Begin MATERIAL PROVIDED

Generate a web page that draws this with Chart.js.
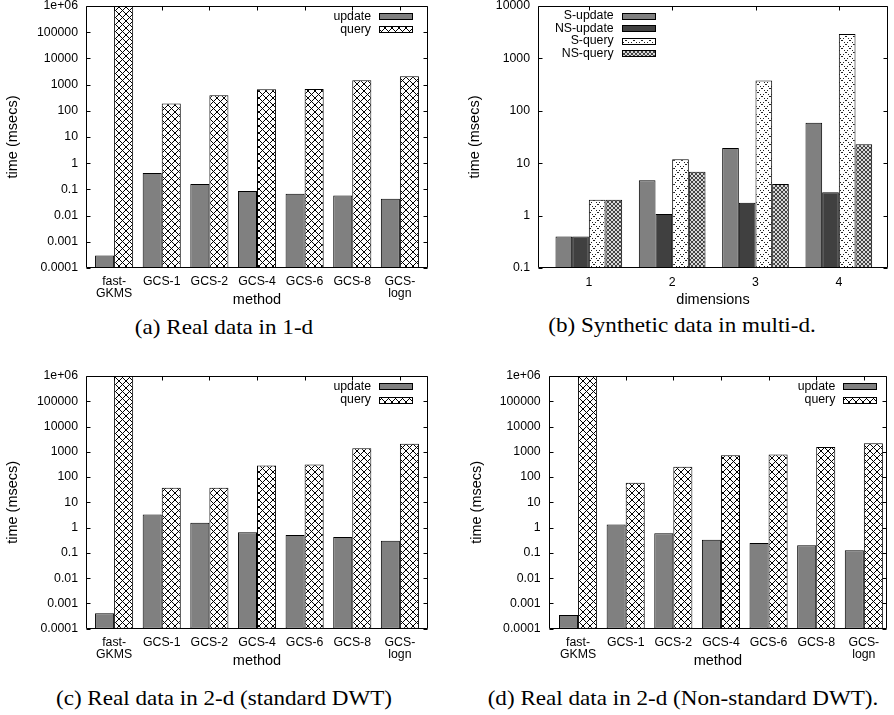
<!DOCTYPE html>
<html><head><meta charset="utf-8">
<script src="https://cdn.jsdelivr.net/npm/chart.js@4.4.1/dist/chart.umd.min.js"></script>
<style>
html,body{margin:0;padding:0;background:#fff}
body{width:894px;height:715px;position:relative;overflow:hidden}
.box{position:absolute}
.cap{position:absolute;font-family:"Liberation Serif","Times New Roman",serif;font-size:21px;color:#000;white-space:nowrap;transform:translate(-50%,-50%) scaleX(1.1);line-height:1}
</style></head><body>
<div class="box" style="left:0;top:0;width:440px;height:310px"><canvas id="ca"></canvas></div>
<div class="box" style="left:450px;top:0;width:444px;height:310px"><canvas id="cb"></canvas></div>
<div class="box" style="left:0;top:360px;width:440px;height:312px"><canvas id="cc"></canvas></div>
<div class="box" style="left:450px;top:360px;width:444px;height:312px"><canvas id="cd"></canvas></div>
<div class="cap" style="left:224px;top:327px">(a) Real data in 1-d</div>
<div class="cap" style="left:682px;top:325px">(b) Synthetic data in multi-d.</div>
<div class="cap" style="left:223.5px;top:698px">(c) Real data in 2-d (standard DWT)</div>
<div class="cap" style="left:683px;top:698px">(d) Real data in 2-d (Non-standard DWT).</div>
<script>
// ---------- data ----------
const methods = ['fast-GKMS','GCS-1','GCS-2','GCS-4','GCS-6','GCS-8','GCS-logn'];
const methodTickLabels = [['fast-','GKMS'],['GCS-1'],['GCS-2'],['GCS-4'],['GCS-6'],['GCS-8'],['GCS-','logn']];
const realUpdate1d = [0.0003, 0.42, 0.16, 0.086, 0.068, 0.059, 0.044];
const realQuery1d  = [1e6, 190, 390, 665, 680, 1480, 2090];
const dims = [1, 2, 3, 4];
const dimTickLabels = ['1','2','3','4'];
const synSUpdate  = [0.4, 4.75, 19.4, 59];
const synNSUpdate = [0.4, 1.07, 1.76, 2.8];
const synSQuery   = [2.0, 11.9, 378, 2925];
const synNSQuery  = [2.0, 6.86, 4.0, 23];
const stdUpdate2d = [0.00041, 3.3, 1.55, 0.66, 0.51, 0.43, 0.30];
const stdQuery2d  = [1e6, 38, 38, 288, 314, 1390, 2090];
const nsUpdate2d  = [0.00035, 1.33, 0.60, 0.33, 0.245, 0.20, 0.126];
const nsQuery2d   = [1e6, 59, 256, 733, 777, 1540, 2190];
const yTicksReal = [0.0001, 0.001, 0.01, 0.1, 1, 10, 100, 1000, 10000, 100000, 1000000];
const yTickLabelsReal = ['0.0001','0.001','0.01','0.1','1','10','100','1000','10000','100000','1e+06'];
const yTicksSyn = [0.1, 1, 10, 100, 1000, 10000];
const yTickLabelsSyn = ['0.1','1','10','100','1000','10000'];

// ---------- styles ----------
const SANS = '"Liberation Sans", Arial, Helvetica, sans-serif';
Chart.defaults.font.family = SANS;
Chart.defaults.color = '#000';
Chart.defaults.animation = false;

function makePattern(n, bg, fg, pixels) {
  const c = document.createElement('canvas');
  c.width = n; c.height = n;
  const g = c.getContext('2d');
  g.fillStyle = bg; g.fillRect(0, 0, n, n);
  g.fillStyle = fg;
  pixels.forEach(p => g.fillRect(p[0], p[1], 1, 1));
  return g.createPattern(c, 'repeat');
}
function xPixels(n, step) {
  const out = [];
  for (let i = 0; i < n; i += (step || 1)) { out.push([i, i]); out.push([n - 1 - i, i]); }
  return out;
}
const queryPat = makePattern(7, '#ffffff', '#000000', xPixels(7));
const sQueryPat = makePattern(8, '#ffffff', '#222222', xPixels(8, 2));
const nsQueryPat = makePattern(4, '#d8d8d8', '#444444', xPixels(4));
const GRAY = '#808080';
const DARK = '#404040';

const framePlugin = {
  id: 'frame',
  afterDatasetsDraw(chart, args, o) {
    const {ctx, chartArea: a, scales: {x, y}} = chart;
    ctx.save();
    ctx.strokeStyle = '#000'; ctx.lineWidth = 1;
    const L = Math.round(a.left) + 0.5, R = Math.round(a.right) - 0.5;
    const T = Math.round(a.top) + 0.5, B = Math.round(a.bottom) - 0.5;
    ctx.beginPath();
    ctx.rect(L, T, R - L, B - T);
    y.ticks.forEach(t => {
      const py = Math.round(y.getPixelForValue(t.value)) + 0.5;
      ctx.moveTo(L, py); ctx.lineTo(L + 4, py);
      ctx.moveTo(R, py); ctx.lineTo(R - 4, py);
    });
    x.ticks.forEach(t => {
      const px = Math.round(x.getPixelForValue(t.value)) + 0.5;
      ctx.moveTo(px, T); ctx.lineTo(px, T + 4);
    });
    ctx.stroke();
    // legend (text left of sample, gnuplot style)
    ctx.font = '12.3px ' + SANS;
    ctx.textAlign = 'right'; ctx.textBaseline = 'middle';
    chart.data.datasets.forEach((ds, i) => {
      const cy = o.top + i * o.rowH;
      ctx.fillStyle = '#000';
      ctx.fillText(ds.label, o.right - o.boxW - o.gap, cy);
      ctx.fillStyle = ds.backgroundColor;
      const bx = Math.round(o.right - o.boxW), by = Math.round(cy - o.boxH / 2);
      ctx.fillRect(bx, by, o.boxW, o.boxH);
      ctx.strokeStyle = '#000';
      ctx.strokeRect(bx + 0.5, by + 0.5, o.boxW - 1, o.boxH - 1);
    });
    ctx.restore();
  }
};

function build(id, c) {
  const datasets = c.series.map(s => ({
    label: s.label,
    data: c.xs.map((xv, i) => ({x: xv, y: s.values[i]})),
    backgroundColor: s.fill,
    borderColor: '#000',
    borderWidth: 1,
    borderSkipped: false,
    categoryPercentage: 0.8,
    barPercentage: 1.0
  }));
  return new Chart(document.getElementById(id), {
    type: 'bar',
    data: {datasets},
    plugins: [framePlugin],
    options: {
      responsive: true, maintainAspectRatio: false,
      layout: {padding: c.pad},
      plugins: {legend: {display: false}, tooltip: {enabled: false}, frame: c.legend},
      scales: {
        x: {
          type: 'linear', min: c.xmin, max: c.xmax, offset: false,
          grid: {display: false, drawTicks: false, offset: false}, border: {display: false},
          afterBuildTicks: s => { s.ticks = c.xs.map(v => ({value: v})); },
          afterFit: s => { s.height = c.xh; s.paddingLeft = 0; s.paddingRight = 0; },
          ticks: {
            autoSkip: false, maxRotation: 0, padding: c.xtp,
            font: {size: 12.3, lineHeight: 0.95},
            callback: (v, i) => c.xlabels[i]
          },
          title: {display: true, text: c.xtitle, font: {size: 14.5}, padding: {top: 0, bottom: c.xtitlePad}}
        },
        y: {
          type: 'logarithmic', min: c.yticks[0], max: c.yticks[c.yticks.length - 1],
          grid: {display: false, drawTicks: false}, border: {display: false},
          afterBuildTicks: s => { s.ticks = c.yticks.map(v => ({value: v})); },
          afterFit: s => { s.width = c.yw; s.paddingTop = 0; s.paddingBottom = 0; },
          ticks: {padding: c.ytp, font: {size: 12.3, lineHeight: 1}, callback: (v, i) => c.ylabels[i]},
          title: {display: true, text: 'time (msecs)', font: {size: 14.5}, padding: {top: 0, bottom: 0}}
        }
      }
    }
  });
}

const idx = methods.map((m, i) => i);

build('ca', {
  xs: idx, xlabels: methodTickLabels, xmin: -0.59, xmax: 6.59,
  yticks: yTicksReal, ylabels: yTickLabelsReal,
  pad: {left: 4, top: 6, right: 12, bottom: 0}, yw: 82, xh: 42, xtp: 8, ytp: 8,
  xtitle: 'method', xtitlePad: 1.3,
  legend: {right: 413, top: 16.7, rowH: 12.8, boxW: 34, boxH: 7, gap: 8},
  series: [
    {label: 'update', values: realUpdate1d, fill: GRAY},
    {label: 'query', values: realQuery1d, fill: queryPat}
  ]
});

build('cb', {
  xs: dims, xlabels: dimTickLabels, xmin: 0.39, xmax: 4.59,
  yticks: yTicksSyn, ylabels: yTickLabelsSyn,
  pad: {left: 16.3, top: 6, right: 6, bottom: 0}, yw: 71.7, xh: 42, xtp: 9.2, ytp: 8,
  xtitle: 'dimensions', xtitlePad: 1.3,
  legend: {right: 205.7, top: 16, rowH: 12.5, boxW: 34, boxH: 7, gap: 8},
  series: [
    {label: 'S-update', values: synSUpdate, fill: GRAY},
    {label: 'NS-update', values: synNSUpdate, fill: DARK},
    {label: 'S-query', values: synSQuery, fill: sQueryPat},
    {label: 'NS-query', values: synNSQuery, fill: nsQueryPat}
  ]
});

build('cc', {
  xs: idx, xlabels: methodTickLabels, xmin: -0.59, xmax: 6.59,
  yticks: yTicksReal, ylabels: yTickLabelsReal,
  pad: {left: 4, top: 16, right: 12, bottom: 0}, yw: 82, xh: 43.3, xtp: 8.4, ytp: 8,
  xtitle: 'method', xtitlePad: 2.6,
  legend: {right: 413, top: 26.7, rowH: 13.3, boxW: 34, boxH: 7, gap: 8},
  series: [
    {label: 'update', values: stdUpdate2d, fill: GRAY},
    {label: 'query', values: stdQuery2d, fill: queryPat}
  ]
});

build('cd', {
  xs: idx, xlabels: methodTickLabels, xmin: -0.61, xmax: 6.48,
  yticks: yTicksReal, ylabels: yTickLabelsReal,
  pad: {left: 18, top: 16, right: 7.3, bottom: 0}, yw: 81, xh: 43.3, xtp: 8.4, ytp: 8.3,
  xtitle: 'method', xtitlePad: 2.6,
  legend: {right: 427.3, top: 26.7, rowH: 13.3, boxW: 34, boxH: 7, gap: 8},
  series: [
    {label: 'update', values: nsUpdate2d, fill: GRAY},
    {label: 'query', values: nsQuery2d, fill: queryPat}
  ]
});
</script>
</body></html>
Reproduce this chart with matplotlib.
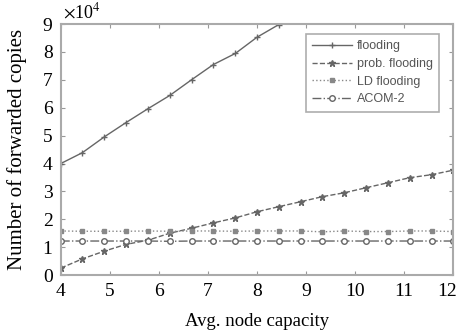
import matplotlib
matplotlib.use("Agg")
import matplotlib.pyplot as plt
import matplotlib.transforms as mtransforms

plt.rcParams['mathtext.fontset'] = 'stix'

# x positions of the samples (avg. node capacity)
x = [4.0, 4.44, 4.89, 5.33, 5.78, 6.22, 6.67, 7.11, 7.56, 8.0, 8.44,
     8.89, 9.33, 9.78, 10.22, 10.67, 11.11, 11.56, 12.0]

# values in units of 1e4
flooding = [4.0, 4.39, 4.96, 5.47, 5.97, 6.44, 7.01, 7.55, 7.95, 8.53, 8.98]
prob_flooding = [0.25, 0.58, 0.86, 1.1, 1.25, 1.5, 1.68, 1.87, 2.05, 2.27,
                 2.45, 2.63, 2.81, 2.95, 3.13, 3.31, 3.49, 3.6, 3.76]
ld_flooding = [1.58, 1.57, 1.57, 1.57, 1.58, 1.57, 1.58, 1.58, 1.57, 1.58,
               1.58, 1.58, 1.55, 1.58, 1.56, 1.56, 1.58, 1.58, 1.56]
acom2 = [1.22, 1.22, 1.22, 1.22, 1.22, 1.21, 1.22, 1.22, 1.22, 1.22,
         1.22, 1.22, 1.22, 1.22, 1.22, 1.22, 1.22, 1.22, 1.22]

xticks = [4, 5, 6, 7, 8, 9, 10, 11, 12]
yticks = [0, 1, 2, 3, 4, 5, 6, 7, 8, 9]

fig = plt.figure(figsize=(4.61, 3.35), dpi=100)
ax = fig.add_axes([0.132, 0.179, 0.851, 0.749])

c = '#666666'
ax.plot(x[:len(flooding)], flooding, '-', marker='+', color=c, lw=1, ms=5, label='flooding')
ax.plot(x, prob_flooding, '--', marker='*', color=c, lw=1, ms=5, label='prob. flooding')
ax.plot(x, ld_flooding, ':', marker='s', color='#888888', lw=1, ms=3.5, label='LD flooding')
ax.plot(x, acom2, '-.', marker='o', color=c, lw=1, ms=4, mfc='white', label='ACOM-2')

ax.set_xlim(4, 12)
ax.set_ylim(0, 9)
ax.set_xticks(xticks)
ax.set_yticks(yticks)
ax.tick_params(direction='in', top=True, right=True, length=3, color='#999999',
               labelsize=14, pad=6)
for lab in ax.get_xticklabels() + ax.get_yticklabels():
    lab.set_family('Liberation Serif')
# last x label sits a bit left of its tick, as in the original
last = ax.get_xticklabels()[-1]
last.set_transform(last.get_transform() +
                   mtransforms.ScaledTranslation(-6 / 100, 0, fig.dpi_scale_trans))
for s in ax.spines.values():
    s.set_color('#aaaaaa')
    s.set_linewidth(1.5)

ax.set_xlabel('Avg. node capacity', family='Liberation Serif', fontsize=13.5, labelpad=9)
ax.set_ylabel('Number of forwarded copies', family='Liberation Serif', fontsize=15, labelpad=11)
ax.text(0.005, 1.01, r'$\times$10$^4$', transform=ax.transAxes, family='Liberation Serif',
        fontsize=13, ha='left', va='bottom')

leg = ax.legend(loc='upper right', bbox_to_anchor=(0.98, 0.985),
                prop={'family': 'Liberation Sans', 'size': 9}, fancybox=False,
                edgecolor='#999999', handlelength=3.2, borderpad=0.5, labelspacing=0.45,
                handletextpad=0.4)
leg.get_frame().set_linewidth(1.2)
for t in leg.get_texts():
    t.set_color('#555555')

fig.savefig('out.png', dpi=100)
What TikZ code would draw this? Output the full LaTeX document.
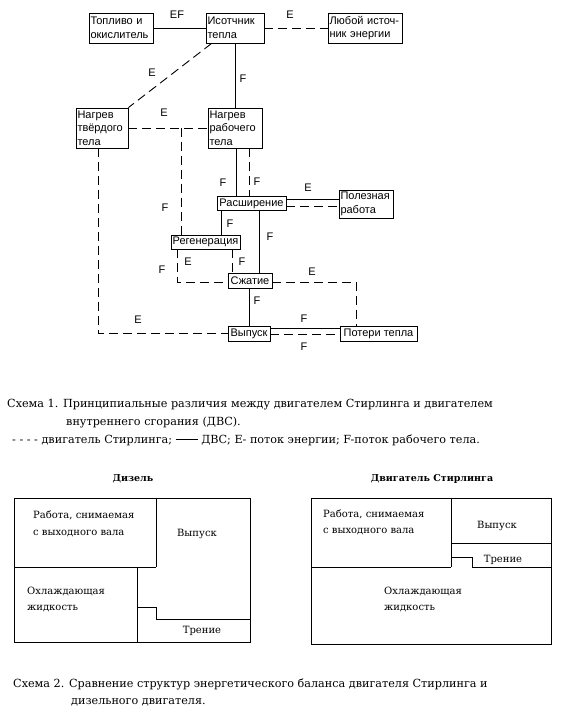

End MATERIAL PROVIDED

■ **SHORT TASK**: Write out the lines from the one containing "Reproduce this chart with matplotlib." down to the one containing "8.89, 9.33, 9.78, 10.22, 10.67, 11.11, 11.56, 12.0]", both included, exactly as they appear. Leave out any pictures.

■ **RESULT OF THIS EXERCISE**:
Reproduce this chart with matplotlib.
import matplotlib
matplotlib.use("Agg")
import matplotlib.pyplot as plt
import matplotlib.transforms as mtransforms

plt.rcParams['mathtext.fontset'] = 'stix'

# x positions of the samples (avg. node capacity)
x = [4.0, 4.44, 4.89, 5.33, 5.78, 6.22, 6.67, 7.11, 7.56, 8.0, 8.44,
     8.89, 9.33, 9.78, 10.22, 10.67, 11.11, 11.56, 12.0]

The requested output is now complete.